Investors in high-yield bonds from China, the majority of which come from the real estate industry, aren’t being paid enough for assuming the risk of economic slowdown and defaults, Goldman Sachs Group Inc. said.
“For China high yield, we do not think there is sufficient premium to compensate for these risks, especially given the potentially high correlation risks in the real estate sector,” analysts at the New York investment bank including Hong Kong-based Kenneth Ho wrote in a report today. “There is better value in investment grade.”
Dollar bonds from issuers in China returned 2.24 percent since Dec. 31, tied with South Korea for third-worst performer in 15 Asian markets tracked by JPMorgan Chase & Co. The country’s policy makers have set a 7.5 percent growth target for this year, which would be the slowest expansion since 1990.
Exports and imports unexpectedly fell in March, underscoring the depth of China’s slowdown.
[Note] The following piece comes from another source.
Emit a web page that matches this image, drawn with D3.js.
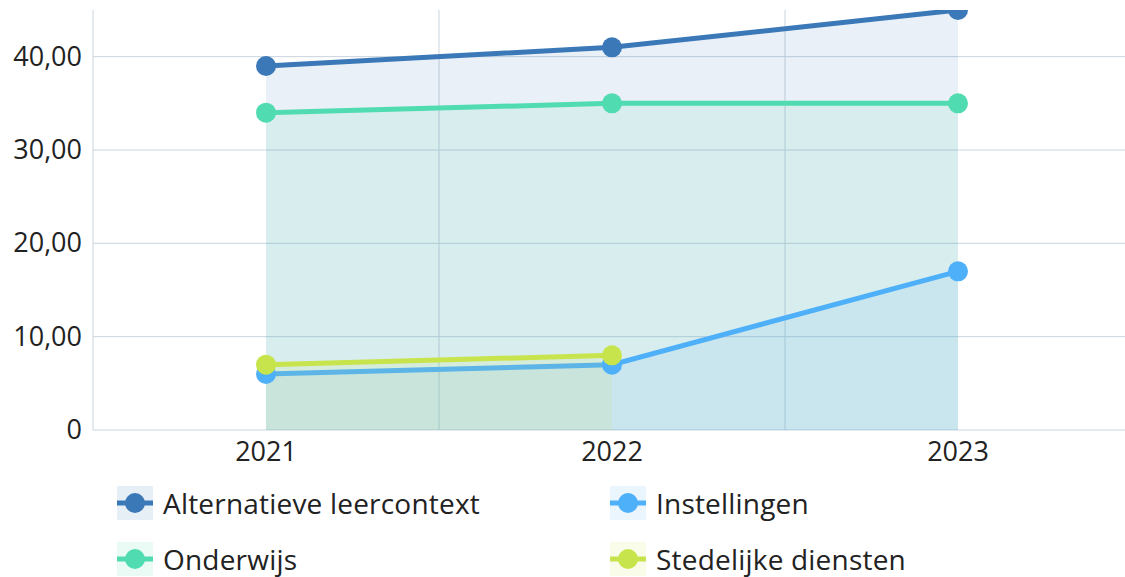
<!DOCTYPE html>
<html><head><meta charset="utf-8">
<script src="https://cdn.jsdelivr.net/npm/d3@7"></script>
<style>body{margin:0;background:#fff;}svg{display:block;font-family:"Open Sans","Noto Sans",sans-serif;}</style>
</head><body>
<svg id="c" width="1125" height="577"></svg>
<script>
const categories = ["2021","2022","2023"];
const seriesNames = ["Alternatieve leercontext","Instellingen","Onderwijs","Stedelijke diensten"];
const alternatieve = [39, 41, 45];
const instellingen = [6, 7, 17];
const onderwijs = [34, 35, 35];
const stedelijke = [7, 8, null];
const yTicks = [0, 10, 20, 30, 40];
const colors = {"Alternatieve leercontext":"#3b78b8","Instellingen":"#4fb0fa","Onderwijs":"#50dcb0","Stedelijke diensten":"#c8e44c"};

const drawOrder = [
  {name:"Alternatieve leercontext", values: alternatieve},
  {name:"Onderwijs", values: onderwijs},
  {name:"Instellingen", values: instellingen},
  {name:"Stedelijke diensten", values: stedelijke}
];

const svg = d3.select("#c");
const mL = 93, mT = 10, mB = 430, mR = 1131;
const FS = 27;
const x = d3.scaleBand().domain(categories).range([mL, mR]).padding(0);
const y = d3.scaleLinear().domain([0, 45]).range([mB, mT]);
const cx = d => x(d) + x.bandwidth()/2;

svg.append("defs").append("clipPath").attr("id","clip")
  .append("rect").attr("x", mL).attr("y", mT).attr("width", 1125-mL).attr("height", mB-mT);

const grid = svg.append("g");
grid.selectAll("line.h").data(yTicks.slice(1)).join("line")
  .attr("x1", mL).attr("x2", 1125).attr("y1", d=>y(d)).attr("y2", d=>y(d))
  .attr("stroke","#c9d4de").attr("stroke-width",1);
grid.selectAll("line.v").data(categories.slice(1)).join("line")
  .attr("x1", d=>x(d)).attr("x2", d=>x(d)).attr("y1", mT).attr("y2", mB)
  .attr("stroke","#c9d4de").attr("stroke-width",1);
grid.append("line").attr("x1",mL).attr("x2",mL).attr("y1",mT).attr("y2",mB).attr("stroke","#c9d4de");
grid.append("line").attr("x1",mL).attr("x2",1125).attr("y1",mB).attr("y2",mB).attr("stroke","#c9d4de");

const fmt = v => v === 0 ? "0" : d3.format(".2f")(v).replace(".", ",");
const yAxis = d3.axisLeft(y).tickValues(yTicks).tickFormat(fmt).tickSize(0).tickPadding(11);
const ya = svg.append("g").attr("transform",`translate(${mL},0)`).call(yAxis);
ya.select(".domain").remove();
ya.selectAll("text").attr("font-size",FS).attr("fill","#222").attr("font-family","'Open Sans',sans-serif");

const xAxis = d3.axisBottom(x).tickSize(0).tickPadding(12);
const xa = svg.append("g").attr("transform",`translate(0,${mB})`).call(xAxis);
xa.select(".domain").remove();
xa.selectAll("text").attr("font-size",FS).attr("fill","#222").attr("font-family","'Open Sans',sans-serif");

const plot = svg.append("g").attr("clip-path","url(#clip)");
drawOrder.forEach(s => {
  const pts = categories.map((c,i)=>({c, v:s.values[i]})).filter(p=>p.v!=null);
  const area = d3.area().x(p=>cx(p.c)).y0(y(0)).y1(p=>y(p.v));
  const line = d3.line().x(p=>cx(p.c)).y(p=>y(p.v));
  plot.append("path").attr("d", area(pts)).attr("fill", colors[s.name]).attr("fill-opacity",0.11);
  plot.append("path").attr("d", line(pts)).attr("fill","none").attr("stroke",colors[s.name]).attr("stroke-width",5);
});
drawOrder.forEach(s => {
  const pts = categories.map((c,i)=>({c, v:s.values[i]})).filter(p=>p.v!=null);
  plot.selectAll(null).data(pts).join("circle")
    .attr("cx", p=>cx(p.c)).attr("cy", p=>y(p.v)).attr("r",10).attr("fill",colors[s.name]);
});

const legendPos = [[117,503],[610,503],[117,559],[610,559]];
seriesNames.forEach((n,i)=>{
  const [lx,ly] = legendPos[i];
  const g = svg.append("g").attr("transform",`translate(${lx},${ly})`);
  g.append("rect").attr("x",0).attr("y",-17).attr("width",36).attr("height",34).attr("fill",colors[n]).attr("fill-opacity",0.12);
  g.append("line").attr("x1",0).attr("x2",36).attr("y1",0).attr("y2",0).attr("stroke",colors[n]).attr("stroke-width",5);
  g.append("circle").attr("cx",18).attr("cy",0).attr("r",10).attr("fill",colors[n]);
  g.append("text").attr("x",46).attr("y",1).attr("dy","0.35em").attr("font-size",28).attr("letter-spacing","0.2px").attr("fill","#222").text(n);
});
</script>
</body></html>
Overseas shipments declined 6.6 percent from a year earlier, the customs administration said in Beijing today, attributing the drop partly to distortions from inflated data in early 2013. Imports fell 11.3 percent, leaving a trade surplus of $7.71 billion.
Concern about non-payment in the real estate industry is mounting after Zhejiang Xingrun Real Estate Co., a builder in a city south of Shanghai, collapsed with 3.5 billion yuan ($564 million) in liabilities last month. The nation’s credit default swaps rose to 87 basis points on April 9 from as low as 64 in November, after Shanghai Chaori Solar Energy Science & Technology Co. on March 7 became the first company to default on corporate bonds in its home market.